Brad Duguid, Ontario Minister of Training, Colleges and Universities, speaks with students at Harbourfront Community Centre on March 20 about their experiences with the provincial government’s Summer Job Strategy.

Brad Duguid, Ontario Minister of Training, Colleges and Universities, speaks with students at Harbourfront Community Centre on March 20 about their experiences with the provincial government’s Summer Job Strategy.

Students having difficulty finding summer employment can turn to the provincial government for support in addressing their work woes.

The province of Ontario’s Summer Job Strategy is returning for the summer of 2013 to help students between the ages of 15 and 29 find gainful employment for the months separating the fall and winter semesters.

Brad Duguid, Minister of Training, Colleges and Universities, said summer jobs are important because the lessons and skills students learn will follow them throughout their careers.

“The workplace is a great teacher, and we’re committed to helping more young people get to work where they can learn, and earn, to everyone’s benefit,” he said.

“You look back at those jobs, and maybe you’d have wanted to spend that time on the beach, but those jobs were great experiences.”

Last year, the summer job strategy helped more than 100,000 students find work and Minister Duguid said he is confident that 2013 will see similar results.

At the core of the strategy is a $2 per hour incentive that the province offers to employers who hire students who will be returning to school in the fall.

Dr.
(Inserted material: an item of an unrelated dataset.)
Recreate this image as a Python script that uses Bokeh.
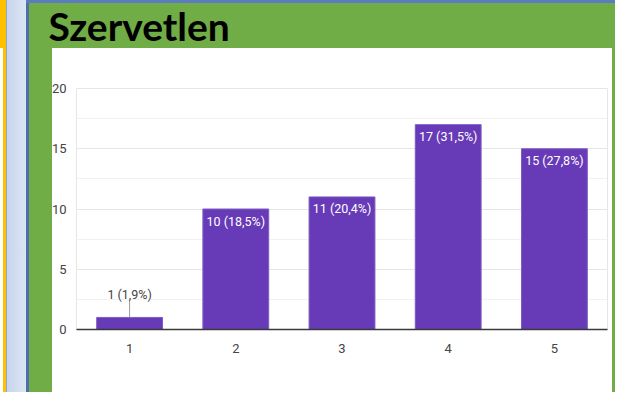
from bokeh.plotting import figure
from bokeh.models import ColumnDataSource, FixedTicker, SingleIntervalTicker, Range1d, Title
from bokeh.core.properties import value
from bokeh.embed import file_html
from bokeh.resources import INLINE

# ---- data ----
title_text = "Szervetlen"
categories = [1, 2, 3, 4, 5]
counts = [1, 10, 11, 17, 15]
percents = ["1,9%", "18,5%", "20,4%", "31,5%", "27,8%"]
y_ticks = [0, 5, 10, 15, 20]

# ---- styling ----
W, H = 615, 392
BAR = "#673AB7"
GREEN = "#70AD47"
FONT = "Roboto"
Y_MAX = 20
FRAME_L, FRAME_R, FRAME_T, FRAME_B = 76, 607, 88, 329
FRAME_H = FRAME_B - FRAME_T

page_bg = ", ".join([
    "linear-gradient(#ffffff, #ffffff) 52px 48px / 560px 347px no-repeat",
    "linear-gradient(#5B7DC0, #5B7DC0) 26px 0px / 100% 3px no-repeat",
    "linear-gradient(#ffffff, #ffffff) 0px 48px / 3px 347px no-repeat",
    "linear-gradient(to right, #FFC000 0px, #FFC000 6px, #93A7CC 6px, #93A7CC 7px, "
    "#C7D5EC 7px, #DCE5F3 26px, #4F6FA8 26px, #4F6FA8 29px, " + GREEN + " 29px)",
])

p = figure(width=W, height=H, output_backend="svg", toolbar_location=None,
           x_range=Range1d(0.5, 5.5), y_range=Range1d(0, Y_MAX),
           min_border_left=FRAME_L, min_border_right=W - FRAME_R,
           min_border_top=FRAME_T, min_border_bottom=H - FRAME_B)
p.styles = {"background": page_bg}
p.border_fill_alpha = 0
p.background_fill_color = "white"
p.outline_line_color = "#e6e6e6"

# spacer between the title and the chart frame (added first = nearest the frame)
p.add_layout(Title(text=" ", text_font="Lato", text_font_size="10px", standoff=26), "above")
# main title (added last = outermost)
p.add_layout(Title(text=title_text, text_font="Lato", text_font_style="bold", text_font_size="39px",
                   text_color="black", align="left", offset=48 - FRAME_L, standoff=0), "above")

labels = [f"{c} ({pc})" for c, pc in zip(counts, percents)]
inside = [c >= 3 for c in counts]
src_in = ColumnDataSource(dict(x=[x for x, i in zip(categories, inside) if i],
                               top=[c for c, i in zip(counts, inside) if i],
                               text=[t for t, i in zip(labels, inside) if i]))
src_out = ColumnDataSource(dict(x=[x for x, i in zip(categories, inside) if not i],
                                top=[c for c, i in zip(counts, inside) if not i],
                                top2=[c + 17 * Y_MAX / FRAME_H for c, i in zip(counts, inside) if not i],
                                text=[t for t, i in zip(labels, inside) if not i]))

p.vbar(x=categories, top=counts, width=0.62, fill_color=BAR, line_color="#7E5CC4", line_width=1)

p.text(x="x", y="top", text="text", source=src_in, text_color="white", text_align="center",
       text_baseline="middle", y_offset=12, text_font=value(FONT), text_font_size="12.5px")
p.segment(x0="x", y0="top", x1="x", y1="top2", source=src_out, line_color="#9a9a9a", line_width=1)
p.text(x="x", y="top", text="text", source=src_out, text_color="#444444", text_align="center",
       text_baseline="middle", y_offset=-23, text_font=value(FONT), text_font_size="12.5px")

# axes
p.xaxis.ticker = FixedTicker(ticks=categories)
p.xaxis.axis_line_color = "#3a3a3a"
p.xaxis.axis_line_width = 1.5
p.xaxis.major_tick_line_color = None
p.xaxis.minor_tick_line_color = None
p.xaxis.major_tick_out = 0
p.xaxis.minor_tick_out = 0
p.xaxis.major_label_standoff = 14
p.xaxis.major_label_text_font = FONT
p.xaxis.major_label_text_font_size = "13px"
p.xaxis.major_label_text_color = "#444444"

p.yaxis.ticker = SingleIntervalTicker(interval=5, num_minor_ticks=2)
p.yaxis.axis_line_color = None
p.yaxis.major_tick_line_color = None
p.yaxis.minor_tick_line_color = None
p.yaxis.major_tick_out = 0
p.yaxis.minor_tick_out = 0
p.yaxis.major_label_standoff = 10
p.yaxis.major_label_text_font = FONT
p.yaxis.major_label_text_font_size = "13px"
p.yaxis.major_label_text_color = "#444444"

p.xgrid.grid_line_color = None
p.ygrid.grid_line_color = "#e6e6e6"
p.ygrid.minor_grid_line_color = "#f2f2f2"

open("out.html", "w").write(file_html(p, INLINE))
Eric Hoskins, Minister of Economic Development, Trade and Employment, said that summer jobs represent more than just paycheques.

“It’s the opportunity, in many cases, to get your foot in the door,” he said.

Karen Fast, manager of Humber North’s Career Centre, said that while students should approach their job search with an open mind, not all jobs are created equal.

“Where I see students go wrong is they just take any old thing just to get money and they don’t try to get the related experience that’s going to help them build their resume,” she said.

Students determined to find a job in their field of study might find themselves tempted by unpaid, or voluntary, internships, Fast said, adding she is wary of these positions, likening them to a form of student exploitation.

“I’ve heard so many employers say, ‘Oh, but it’s such a good opportunity for them to gain experience,’ and all this,” she said. “’Yeah, blah blah blah, you’re getting a free employee.’”

Fast said she often reminds students that, instead of pursuing an internship directly linked to their studies, they can often learn applicable skills elsewhere in positions where the student would be paid for their efforts.

Frankie Lombardo, 20, a second-year business management student, is currently looking for a summer job and said he values flexibility above relevance to his program and wages.

“I have a lot of things with my family, so if I need to go see my grandmother, I’d need Saturdays and Sundays off,” he said.